Data on Wednesday showed real gross domestic product, or GDP, fell at a 0.3% quarter-on-quarter annual rate, but domestic demand was strong, with consumption up 1.8% and nonresidential fixed investment up 9.8%.

The surge in imports subtracted 5 percentage points from GDP growth, the economists added, while inventories rose enough to add back 2.3 percentage points, indicating that without the surge in imports, economic growth would have positive.

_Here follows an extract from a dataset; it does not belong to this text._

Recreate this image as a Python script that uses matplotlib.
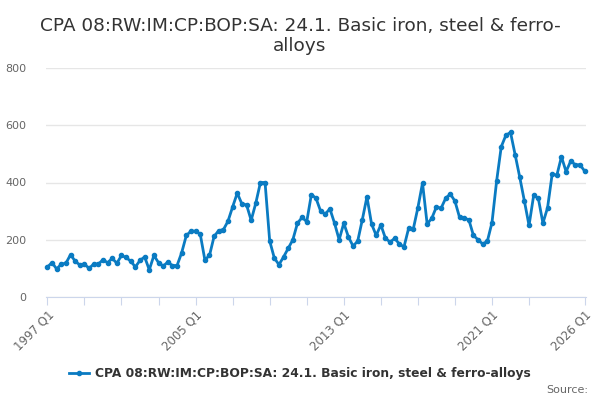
import matplotlib
matplotlib.use('Agg')
import matplotlib.pyplot as plt

# quarterly values, 1997 Q1 .. 2026 Q1
years = list(range(1997, 2027))
quarters = [f"{y} Q{q}" for y in years for q in range(1, 5)][:117]

values = [
    105, 120, 98, 115,    # 1997
    118, 148, 125, 112,   # 1998
    115, 100, 115, 115,   # 1999
    130, 120, 135, 118,   # 2000
    145, 138, 125, 105,   # 2001
    128, 140, 95, 145,    # 2002
    120, 108, 122, 110,   # 2003
    110, 155, 215, 230,   # 2004
    230, 220, 130, 145,   # 2005
    212, 232, 235, 265,   # 2006
    315, 363, 325, 322,   # 2007
    268, 328, 400, 400,   # 2008
    196, 136, 113, 140,   # 2009
    170, 200, 258, 278,   # 2010
    263, 358, 345, 300,   # 2011
    290, 308, 258, 200,   # 2012
    258, 210, 178, 195,   # 2013
    270, 350, 255, 215,   # 2014
    252, 205, 192, 205,   # 2015
    185, 175, 240, 237,   # 2016
    312, 398, 255, 275,   # 2017
    315, 310, 345, 360,   # 2018
    335, 278, 275, 270,   # 2019
    215, 200, 185, 195,   # 2020
    260, 405, 525, 565,   # 2021
    575, 497, 418, 335,   # 2022
    250, 355, 345, 258,   # 2023
    312, 430, 425, 490,   # 2024
    438, 475, 462, 462,   # 2025
    440,                  # 2026
]

tick_labels = ["1997 Q1", "2005 Q1", "2013 Q1", "2021 Q1", "2026 Q1"]
series_name = "CPA 08:RW:IM:CP:BOP:SA: 24.1. Basic iron, steel & ferro-alloys"
title = "CPA 08:RW:IM:CP:BOP:SA: 24.1. Basic iron, steel & ferro-\nalloys"

plt.rcParams['font.family'] = ['DejaVu Sans']
line_col = '#0a7bc2'

fig = plt.figure(figsize=(6, 4), dpi=100)
ax = fig.add_axes([46/600, 103/400, 540/600, 229/400])

x = list(range(len(values)))
ax.plot(x, values, color=line_col, lw=2, marker='o', ms=3, zorder=3,
        clip_on=False, label=series_name)

ax.set_ylim(0, 800)
ax.set_xlim(-0.3, len(values) - 0.7)
ax.set_yticks([0, 200, 400, 600, 800])
ax.grid(axis='y', color='#e6e6e6', lw=1)
ax.set_axisbelow(True)
for s in ['top', 'right', 'left']:
    ax.spines[s].set_visible(False)
ax.spines['bottom'].set_color('#ccd6eb')
ax.tick_params(axis='y', length=0, labelsize=8, labelcolor='#666666', pad=14)

# ticks every 2 years plus the final quarter
major = [i for i in range(0, len(values), 8) if i < len(values) - 8] + [len(values) - 1]
ax.set_xticks(major)
ax.set_xticklabels([quarters[i] if quarters[i] in tick_labels else '' for i in major],
                   rotation=45, ha='right', rotation_mode='anchor')
ax.tick_params(axis='x', length=6, color='#ccd6eb', labelsize=8.5,
               labelcolor='#666666', pad=2)

fig.text(0.5, 0.958, title, ha='center', va='top', fontsize=13.3,
         color='#333333', linespacing=1.15)

leg = fig.legend(loc='center', bbox_to_anchor=(0.5, 0.065), frameon=False,
                 fontsize=8.8, handlelength=1.6, handletextpad=0.5)
for t in leg.get_texts():
    t.set_color('#333333')
    t.set_fontweight('bold')

fig.text(0.98, 0.025, "Source:", ha='right', va='center', fontsize=8,
         color='#666666')

fig.savefig('out.png', dpi=100)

This suggests that the GDP weakness is exaggerated because "the imports don’t fully appear in the spending parts of the GDP accounts."

Inflation pressures, meanwhile, also intensified, with core PCE prices rising 3.5% year-over-year, above consensus expectations.

Morgan Stanley noted upside risks to the monthly inflation forecast for March, driven by sectors like financial services, transportation, and healthcare.

As many debate whether this is the peak hit from tariffs, Morgan Stanley cautions that the first-quarter data do not fully reflect the economic impact of ongoing policy changes such as tariffs, government layoffs, and immigration restrictions.

“We continue to expect a surge in inflation, slowing employment growth but little rise in the unemployment rate, and a sharp slowing in real spending,” it added.

Imports are likely to reverse course in Q2, turning from a headwind to a tailwind as the pull-forward tariff-driven demand slows.

While the Q1 growth scare put recession fears front and center once again, the Fed is likely to take comfort from underlying signs of solid demand.

"The Fed can be confident that demand was solid, but the 1Q GDP data do not bear much on the economic effects of ongoing policy changes," Morgan Stanley added.